Oh Honey, That’s Not Love

Love is one of the easiest and hardest feelings we have. Easy in the way that when you feel it, you feel it hard. We all feel it differently, however, when you feel it, you know. Hard, in the sense that it can be one of the hardest feelings to navigate. Don’t worry, I am here to help. You’re probably asking, how does this chick know anything about love? Well, I can answer that for you. I have had love and lost it. I have also had lust and I know how that can mess up your life. So, I suggest learning from my mistakes or pay for the extra trips to the therapist.

Before we dive into what is love, let’s start by canceling out what is not love. Abuse is not love, PERIOD! Physical, emotional, psychological, and mental abuse is not love. When someone puts their hands on you and hurts you that is called abuse. There is no love in that. That person will tell you one of these phrases “I’m sorry”, “It will never happen again”, or “You just make me so mad.” That is not love. When someone plays mind games with you and tells you any of these phrases; “Your worthless”, “You suck”, or “You are so stupid”. That’s not love. When you’re being told one of these phrases; “You can’t live without me”, “I will hurt myself if you leave”, or “I own you”. Honey, listen! That’s not love. I know I hit some nerves with those examples, however, it is important to know that is not how you are supposed to be treated and sure not how you are supposed to show love.

You’re probably asking yourself, well, then what is love supposed to look like? I got that answer for you. Love does not have a specific look. However, it is a feeling that makes your whole body feel elevated. While love makes you feel as if you can float, do not confuse it with lust. I got a lot to talk about when it comes to lust. We will touch the surface in this article, but I got you in the next issue. That is a whole different type of beast. Back to love. Love makes you feel like the goofiest, silliest, and most nervous version of yourself. While that might make you say, yuck, it is a beautiful feeling.

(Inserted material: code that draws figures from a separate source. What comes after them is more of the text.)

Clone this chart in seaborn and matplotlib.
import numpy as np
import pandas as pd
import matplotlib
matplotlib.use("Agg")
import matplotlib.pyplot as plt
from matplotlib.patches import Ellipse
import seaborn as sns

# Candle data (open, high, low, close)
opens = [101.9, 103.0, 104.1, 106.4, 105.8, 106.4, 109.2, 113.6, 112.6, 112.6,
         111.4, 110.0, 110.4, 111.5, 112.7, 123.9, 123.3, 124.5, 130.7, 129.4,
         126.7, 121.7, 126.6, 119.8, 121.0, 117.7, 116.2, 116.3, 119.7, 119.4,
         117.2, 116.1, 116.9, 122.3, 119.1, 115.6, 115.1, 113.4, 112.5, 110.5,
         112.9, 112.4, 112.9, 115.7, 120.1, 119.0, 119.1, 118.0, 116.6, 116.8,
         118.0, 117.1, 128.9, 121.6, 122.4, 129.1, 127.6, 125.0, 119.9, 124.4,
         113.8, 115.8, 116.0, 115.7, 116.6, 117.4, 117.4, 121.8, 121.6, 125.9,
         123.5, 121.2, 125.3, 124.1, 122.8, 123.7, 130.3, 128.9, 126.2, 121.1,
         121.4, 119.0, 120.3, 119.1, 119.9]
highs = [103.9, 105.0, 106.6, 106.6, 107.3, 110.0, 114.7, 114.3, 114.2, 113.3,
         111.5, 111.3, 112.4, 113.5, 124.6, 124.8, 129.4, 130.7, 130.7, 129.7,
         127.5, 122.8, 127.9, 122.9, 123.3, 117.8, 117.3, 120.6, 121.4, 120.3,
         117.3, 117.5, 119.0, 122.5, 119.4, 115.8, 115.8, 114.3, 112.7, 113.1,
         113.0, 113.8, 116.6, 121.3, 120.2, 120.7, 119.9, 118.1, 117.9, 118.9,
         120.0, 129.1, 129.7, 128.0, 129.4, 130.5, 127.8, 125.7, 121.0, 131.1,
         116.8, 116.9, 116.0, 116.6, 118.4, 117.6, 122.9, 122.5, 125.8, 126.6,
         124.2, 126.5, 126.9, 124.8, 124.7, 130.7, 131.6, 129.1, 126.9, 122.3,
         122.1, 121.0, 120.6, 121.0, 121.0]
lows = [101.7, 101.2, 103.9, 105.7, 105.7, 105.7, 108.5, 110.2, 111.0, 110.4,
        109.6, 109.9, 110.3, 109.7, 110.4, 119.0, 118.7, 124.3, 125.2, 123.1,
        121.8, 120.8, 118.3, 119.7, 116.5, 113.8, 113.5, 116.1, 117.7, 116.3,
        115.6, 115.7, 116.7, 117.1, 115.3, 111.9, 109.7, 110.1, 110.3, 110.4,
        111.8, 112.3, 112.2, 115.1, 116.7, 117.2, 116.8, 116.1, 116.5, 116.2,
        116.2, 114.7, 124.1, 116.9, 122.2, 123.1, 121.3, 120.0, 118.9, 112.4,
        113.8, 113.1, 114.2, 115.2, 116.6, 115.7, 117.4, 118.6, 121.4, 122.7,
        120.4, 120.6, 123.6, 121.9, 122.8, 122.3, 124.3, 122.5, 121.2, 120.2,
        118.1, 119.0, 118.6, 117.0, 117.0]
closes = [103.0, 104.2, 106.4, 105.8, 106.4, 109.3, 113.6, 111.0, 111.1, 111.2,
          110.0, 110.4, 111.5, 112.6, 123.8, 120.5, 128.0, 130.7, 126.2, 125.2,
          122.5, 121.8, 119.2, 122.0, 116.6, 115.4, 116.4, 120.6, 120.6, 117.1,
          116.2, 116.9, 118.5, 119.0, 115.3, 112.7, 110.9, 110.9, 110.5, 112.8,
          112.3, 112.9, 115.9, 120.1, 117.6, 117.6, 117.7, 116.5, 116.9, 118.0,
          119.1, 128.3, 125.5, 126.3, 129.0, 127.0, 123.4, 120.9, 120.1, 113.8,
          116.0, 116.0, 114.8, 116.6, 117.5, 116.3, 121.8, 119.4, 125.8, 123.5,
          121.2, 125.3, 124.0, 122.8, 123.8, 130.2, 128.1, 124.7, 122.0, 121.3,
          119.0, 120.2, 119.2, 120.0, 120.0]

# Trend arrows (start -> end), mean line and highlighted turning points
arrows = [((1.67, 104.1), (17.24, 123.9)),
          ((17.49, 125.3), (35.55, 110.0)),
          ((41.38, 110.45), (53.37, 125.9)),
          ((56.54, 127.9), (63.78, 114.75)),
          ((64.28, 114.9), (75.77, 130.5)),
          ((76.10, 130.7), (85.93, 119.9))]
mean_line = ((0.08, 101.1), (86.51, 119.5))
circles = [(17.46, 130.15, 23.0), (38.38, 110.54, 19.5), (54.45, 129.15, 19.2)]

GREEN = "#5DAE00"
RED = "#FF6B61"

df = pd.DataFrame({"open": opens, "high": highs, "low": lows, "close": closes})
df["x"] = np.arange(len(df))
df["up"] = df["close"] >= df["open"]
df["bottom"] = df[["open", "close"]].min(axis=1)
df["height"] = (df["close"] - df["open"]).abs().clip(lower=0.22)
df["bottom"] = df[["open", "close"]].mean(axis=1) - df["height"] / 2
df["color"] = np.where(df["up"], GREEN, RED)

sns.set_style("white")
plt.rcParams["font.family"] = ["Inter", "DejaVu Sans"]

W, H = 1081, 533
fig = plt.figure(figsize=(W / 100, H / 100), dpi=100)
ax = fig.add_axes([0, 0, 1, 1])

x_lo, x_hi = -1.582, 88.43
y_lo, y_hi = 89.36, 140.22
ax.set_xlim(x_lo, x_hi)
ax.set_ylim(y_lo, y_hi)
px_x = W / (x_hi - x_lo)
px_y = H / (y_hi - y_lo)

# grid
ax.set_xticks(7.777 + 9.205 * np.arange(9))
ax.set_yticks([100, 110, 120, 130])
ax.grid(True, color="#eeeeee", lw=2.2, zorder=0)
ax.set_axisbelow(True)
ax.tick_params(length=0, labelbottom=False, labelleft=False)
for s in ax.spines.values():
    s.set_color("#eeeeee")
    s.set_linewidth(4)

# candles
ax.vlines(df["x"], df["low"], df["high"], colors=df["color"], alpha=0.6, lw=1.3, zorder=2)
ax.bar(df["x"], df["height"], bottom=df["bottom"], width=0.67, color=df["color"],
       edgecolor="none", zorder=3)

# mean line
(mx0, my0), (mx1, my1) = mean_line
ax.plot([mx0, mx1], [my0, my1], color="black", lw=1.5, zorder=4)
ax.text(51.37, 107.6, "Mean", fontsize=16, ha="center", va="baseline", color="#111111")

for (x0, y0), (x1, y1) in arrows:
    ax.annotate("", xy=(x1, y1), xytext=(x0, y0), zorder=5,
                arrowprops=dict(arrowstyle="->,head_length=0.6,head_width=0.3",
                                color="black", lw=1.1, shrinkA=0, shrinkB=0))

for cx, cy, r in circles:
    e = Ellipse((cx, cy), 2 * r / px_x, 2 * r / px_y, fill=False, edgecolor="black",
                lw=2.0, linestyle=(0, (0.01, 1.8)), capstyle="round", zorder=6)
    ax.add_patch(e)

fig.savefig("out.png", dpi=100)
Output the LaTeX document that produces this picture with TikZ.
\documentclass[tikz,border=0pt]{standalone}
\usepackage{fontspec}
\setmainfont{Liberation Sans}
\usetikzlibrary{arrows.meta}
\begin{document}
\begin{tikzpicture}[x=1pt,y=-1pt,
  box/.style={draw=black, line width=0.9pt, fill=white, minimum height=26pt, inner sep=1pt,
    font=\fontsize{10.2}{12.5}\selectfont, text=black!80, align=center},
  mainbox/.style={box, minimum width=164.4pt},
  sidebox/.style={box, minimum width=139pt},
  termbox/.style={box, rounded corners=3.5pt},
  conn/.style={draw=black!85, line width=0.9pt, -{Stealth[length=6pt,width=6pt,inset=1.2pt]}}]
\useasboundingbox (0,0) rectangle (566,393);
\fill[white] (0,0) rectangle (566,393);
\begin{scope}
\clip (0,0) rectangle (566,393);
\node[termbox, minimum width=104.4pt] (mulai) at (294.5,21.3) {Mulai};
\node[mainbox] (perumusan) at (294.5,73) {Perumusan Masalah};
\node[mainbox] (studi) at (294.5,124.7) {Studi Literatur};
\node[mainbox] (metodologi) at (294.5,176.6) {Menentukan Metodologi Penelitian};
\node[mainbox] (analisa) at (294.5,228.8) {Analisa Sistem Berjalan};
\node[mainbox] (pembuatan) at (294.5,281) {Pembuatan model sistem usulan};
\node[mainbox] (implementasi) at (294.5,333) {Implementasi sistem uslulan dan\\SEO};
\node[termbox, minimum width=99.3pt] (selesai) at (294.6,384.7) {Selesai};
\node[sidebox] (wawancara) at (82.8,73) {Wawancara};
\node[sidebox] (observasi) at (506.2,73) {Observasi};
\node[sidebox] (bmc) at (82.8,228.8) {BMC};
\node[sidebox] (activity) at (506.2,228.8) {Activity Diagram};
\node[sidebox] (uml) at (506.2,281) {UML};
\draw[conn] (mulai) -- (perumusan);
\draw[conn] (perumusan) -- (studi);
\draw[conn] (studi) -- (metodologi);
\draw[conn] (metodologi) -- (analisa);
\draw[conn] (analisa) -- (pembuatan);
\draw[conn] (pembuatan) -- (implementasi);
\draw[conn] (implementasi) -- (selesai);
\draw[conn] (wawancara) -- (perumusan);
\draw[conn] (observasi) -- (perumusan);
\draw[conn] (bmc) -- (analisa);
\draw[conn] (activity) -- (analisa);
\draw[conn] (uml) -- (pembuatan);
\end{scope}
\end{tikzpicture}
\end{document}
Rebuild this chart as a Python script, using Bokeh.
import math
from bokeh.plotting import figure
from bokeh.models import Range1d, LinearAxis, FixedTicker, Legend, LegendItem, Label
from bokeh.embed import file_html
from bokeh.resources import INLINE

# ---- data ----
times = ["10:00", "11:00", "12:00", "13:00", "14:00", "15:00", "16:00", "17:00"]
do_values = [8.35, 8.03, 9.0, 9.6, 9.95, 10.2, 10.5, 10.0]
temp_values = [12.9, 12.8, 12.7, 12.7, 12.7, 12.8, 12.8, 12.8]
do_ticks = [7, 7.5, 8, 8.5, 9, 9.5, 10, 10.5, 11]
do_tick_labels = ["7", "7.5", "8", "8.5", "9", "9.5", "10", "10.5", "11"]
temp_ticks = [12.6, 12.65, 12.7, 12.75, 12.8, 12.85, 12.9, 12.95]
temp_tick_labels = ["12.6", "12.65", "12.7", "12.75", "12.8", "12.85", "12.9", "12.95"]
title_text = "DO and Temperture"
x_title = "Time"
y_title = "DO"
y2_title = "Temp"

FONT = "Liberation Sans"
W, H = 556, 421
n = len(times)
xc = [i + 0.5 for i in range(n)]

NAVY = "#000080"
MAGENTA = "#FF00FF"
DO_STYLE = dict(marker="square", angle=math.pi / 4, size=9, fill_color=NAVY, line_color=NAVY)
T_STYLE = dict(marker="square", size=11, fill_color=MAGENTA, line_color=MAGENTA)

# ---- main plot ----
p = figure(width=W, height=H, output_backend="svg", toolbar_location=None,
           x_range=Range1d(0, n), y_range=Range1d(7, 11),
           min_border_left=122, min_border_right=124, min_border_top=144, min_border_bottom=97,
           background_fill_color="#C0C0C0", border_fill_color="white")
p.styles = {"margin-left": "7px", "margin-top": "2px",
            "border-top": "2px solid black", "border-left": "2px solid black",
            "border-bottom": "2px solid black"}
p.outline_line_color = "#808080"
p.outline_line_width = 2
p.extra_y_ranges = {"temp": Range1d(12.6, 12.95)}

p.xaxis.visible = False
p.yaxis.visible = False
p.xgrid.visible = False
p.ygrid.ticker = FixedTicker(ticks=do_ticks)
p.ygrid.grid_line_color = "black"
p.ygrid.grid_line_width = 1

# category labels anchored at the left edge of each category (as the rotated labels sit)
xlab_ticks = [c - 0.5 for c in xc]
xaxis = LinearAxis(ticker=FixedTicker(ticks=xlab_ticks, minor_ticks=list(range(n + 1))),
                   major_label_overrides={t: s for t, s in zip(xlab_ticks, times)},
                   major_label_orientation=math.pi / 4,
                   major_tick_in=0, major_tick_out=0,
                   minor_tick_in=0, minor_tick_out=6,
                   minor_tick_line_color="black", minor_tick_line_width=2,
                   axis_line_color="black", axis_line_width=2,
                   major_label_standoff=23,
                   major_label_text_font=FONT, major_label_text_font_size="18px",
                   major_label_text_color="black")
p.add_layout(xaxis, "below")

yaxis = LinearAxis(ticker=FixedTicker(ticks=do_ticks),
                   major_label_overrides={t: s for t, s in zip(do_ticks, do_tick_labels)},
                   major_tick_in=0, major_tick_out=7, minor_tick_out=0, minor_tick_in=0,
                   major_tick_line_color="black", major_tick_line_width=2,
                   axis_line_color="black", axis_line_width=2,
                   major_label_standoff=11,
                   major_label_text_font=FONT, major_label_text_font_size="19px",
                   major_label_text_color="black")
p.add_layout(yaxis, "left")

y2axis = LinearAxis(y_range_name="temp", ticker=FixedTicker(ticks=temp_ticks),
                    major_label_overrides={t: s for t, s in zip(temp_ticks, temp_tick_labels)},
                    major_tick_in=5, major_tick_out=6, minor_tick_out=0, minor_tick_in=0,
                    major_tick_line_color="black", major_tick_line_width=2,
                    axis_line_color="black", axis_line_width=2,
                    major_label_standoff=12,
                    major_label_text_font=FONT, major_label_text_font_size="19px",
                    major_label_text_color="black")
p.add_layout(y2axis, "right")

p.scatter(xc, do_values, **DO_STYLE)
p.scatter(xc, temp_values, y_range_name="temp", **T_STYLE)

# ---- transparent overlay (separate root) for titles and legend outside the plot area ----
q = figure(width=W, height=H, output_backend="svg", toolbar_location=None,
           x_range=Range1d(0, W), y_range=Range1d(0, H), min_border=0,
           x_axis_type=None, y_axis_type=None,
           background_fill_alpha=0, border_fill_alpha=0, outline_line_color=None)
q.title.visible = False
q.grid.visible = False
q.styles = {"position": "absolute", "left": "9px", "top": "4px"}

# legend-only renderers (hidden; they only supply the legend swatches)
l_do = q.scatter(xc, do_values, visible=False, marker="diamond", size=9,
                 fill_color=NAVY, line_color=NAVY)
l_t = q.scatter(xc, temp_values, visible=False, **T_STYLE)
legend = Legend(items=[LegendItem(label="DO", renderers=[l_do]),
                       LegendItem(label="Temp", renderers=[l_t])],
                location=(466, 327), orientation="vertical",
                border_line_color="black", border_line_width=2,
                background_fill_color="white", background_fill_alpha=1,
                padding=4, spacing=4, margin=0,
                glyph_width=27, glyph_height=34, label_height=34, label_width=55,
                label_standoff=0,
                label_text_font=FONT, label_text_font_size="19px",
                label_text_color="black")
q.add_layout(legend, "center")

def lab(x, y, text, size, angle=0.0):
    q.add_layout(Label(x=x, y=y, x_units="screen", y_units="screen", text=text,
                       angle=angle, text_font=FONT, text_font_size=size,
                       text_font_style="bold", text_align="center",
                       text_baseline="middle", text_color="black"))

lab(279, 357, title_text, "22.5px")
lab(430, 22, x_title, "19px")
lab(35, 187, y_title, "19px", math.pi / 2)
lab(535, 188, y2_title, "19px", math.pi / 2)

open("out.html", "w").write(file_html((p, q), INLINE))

Allowing yourself the ability to accept and give love, will allow you to see yourself in a different light. You feel as if you can do anything, and you want to do anything for that person. You will give your most and your last just to see the person you love smile. It’s all about being vulnerable. Humans naturally do not like being vulnerable. Why? Because being vulnerable is not easy at all. Matter a of fact, it is brave. Allowing yourself to fall in love is true bravery of the heart.

Since we mentioned lust, let’s quickly discuss how lust is not love. Unfortunately, lust and love are commonly mixed up. I’m not going to lie, lust feels amazing. You get those same butterfly feelings that love gives you, however, lust does not last. A great desire for someone will keep things interesting for a while. However, lust is short-term, and you cannot base a whole relationship on it. Have you ever heard someone say, “I lust you” and if you have, did it feel good? I got you on that, NO! Probably in a hot passionate moment, it might have felt alright. But let me hit you with this; that dream person is looking into your eyes and they tell you “I love you” for the first time. Tell me, that doesn’t take your breath away. I know it has worked for me.

While falling in love with someone else can be magical, the first person you must fall in love with is yourself. You need to have that butterfly feeling for yourself. There’s only one you and you deserve the best form of you. I want to part ways on this tip. Love is hard and it takes some real hard work to keep it going. However, that hard work can be the best feeling you have ever felt. Show yourself the best version of yourself and pay attention to the people you invest your heart into. Love may be hard, but it’s clear to see with the right tools.